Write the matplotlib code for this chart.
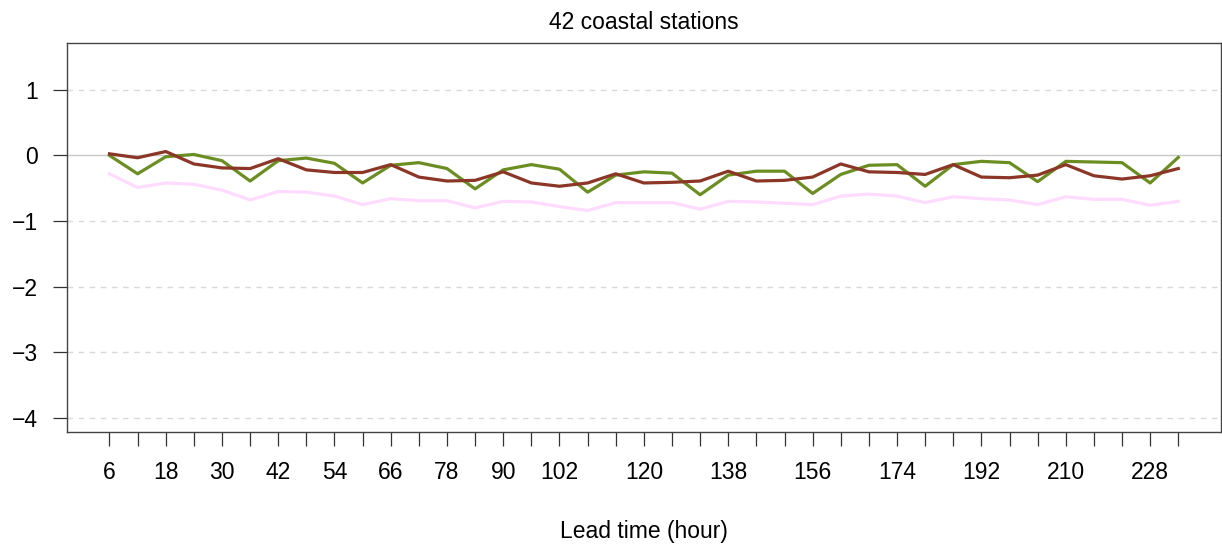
import matplotlib

matplotlib.use("Agg")
import matplotlib.pyplot as plt
import numpy as np

# lead times (hours) and the three series
lead_time = np.arange(6, 235, 6)
green = [0.00, -0.28, -0.02, 0.015, -0.08, -0.39, -0.08, -0.04, -0.12, -0.42,
         -0.15, -0.11, -0.20, -0.51, -0.22, -0.14, -0.21, -0.56, -0.30, -0.25,
         -0.27, -0.60, -0.30, -0.24, -0.24, -0.58, -0.29, -0.15, -0.14, -0.47,
         -0.14, -0.09, -0.11, -0.40, -0.09, -0.10, -0.11, -0.42, -0.03]
red = [0.025, -0.035, 0.06, -0.13, -0.19, -0.20, -0.05, -0.22, -0.26, -0.26,
       -0.14, -0.33, -0.39, -0.38, -0.25, -0.42, -0.47, -0.42, -0.28, -0.42,
       -0.41, -0.39, -0.24, -0.39, -0.38, -0.33, -0.13, -0.25, -0.26, -0.29,
       -0.14, -0.33, -0.34, -0.30, -0.14, -0.31, -0.36, -0.31, -0.20]
pink = [-0.28, -0.49, -0.42, -0.44, -0.53, -0.68, -0.55, -0.56, -0.62, -0.75,
        -0.66, -0.69, -0.69, -0.80, -0.70, -0.71, -0.78, -0.84, -0.72, -0.72,
        -0.72, -0.82, -0.70, -0.71, -0.73, -0.75, -0.62, -0.59, -0.62, -0.72,
        -0.63, -0.66, -0.68, -0.75, -0.63, -0.67, -0.67, -0.76, -0.70]
shown_labels = [6, 18, 30, 42, 54, 66, 78, 90, 102, 120, 138, 156, 174, 192, 210, 228]
y_ticks = [-4, -3, -2, -1, 0, 1]

plt.rcParams["font.family"] = ["Liberation Sans", "DejaVu Sans"]
fs = 16.5

fig = plt.figure(figsize=(12.22, 5.47), dpi=100)
ax = fig.add_axes([0.0546, 0.2102, 0.9446, 0.7117])

for yv in y_ticks:
    if yv == 0:
        ax.axhline(yv, color="#c8c8c8", lw=1.0, zorder=1)
    else:
        ax.axhline(yv, color="#d9d9d9", lw=1.0, ls=(0, (4, 4)), zorder=1)

ax.plot(lead_time, pink, color="#ffdcff", lw=2.3, zorder=2)
ax.plot(lead_time, green, color="#6b8e23", lw=2.3, zorder=3)
ax.plot(lead_time, red, color="#8b3626", lw=2.3, zorder=4)

ax.set_xlim(-3.12, 243.12)
ax.set_ylim(-4.22, 1.72)

ax.set_xticks(lead_time)
ax.set_xticklabels([str(t) if t in shown_labels else "" for t in lead_time])
ax.set_yticks(y_ticks)
ax.set_yticklabels([str(v).replace("-", "\u2212") for v in y_ticks])
ax.tick_params(axis="both", length=10, width=0.9, color="#333333", labelsize=fs)
ax.tick_params(axis="x", pad=11)
ax.tick_params(axis="y", pad=11)

for sp in ax.spines.values():
    sp.set_color("#444444")
    sp.set_linewidth(1.0)

ax.set_title("42 coastal stations", fontsize=fs, pad=10)
ax.set_xlabel("Lead time (hour)", fontsize=fs, labelpad=26)

fig.savefig("out.png", dpi=100)
plt.close(fig)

| Problem description |
From the top of the listing above, repeat each line exactly until you reach the line containing "import numpy as np", and repeat that one too. Leave the pictures out.

| Answer for this exercise |
Write the matplotlib code for this chart.
import matplotlib

matplotlib.use("Agg")
import matplotlib.pyplot as plt
import numpy as np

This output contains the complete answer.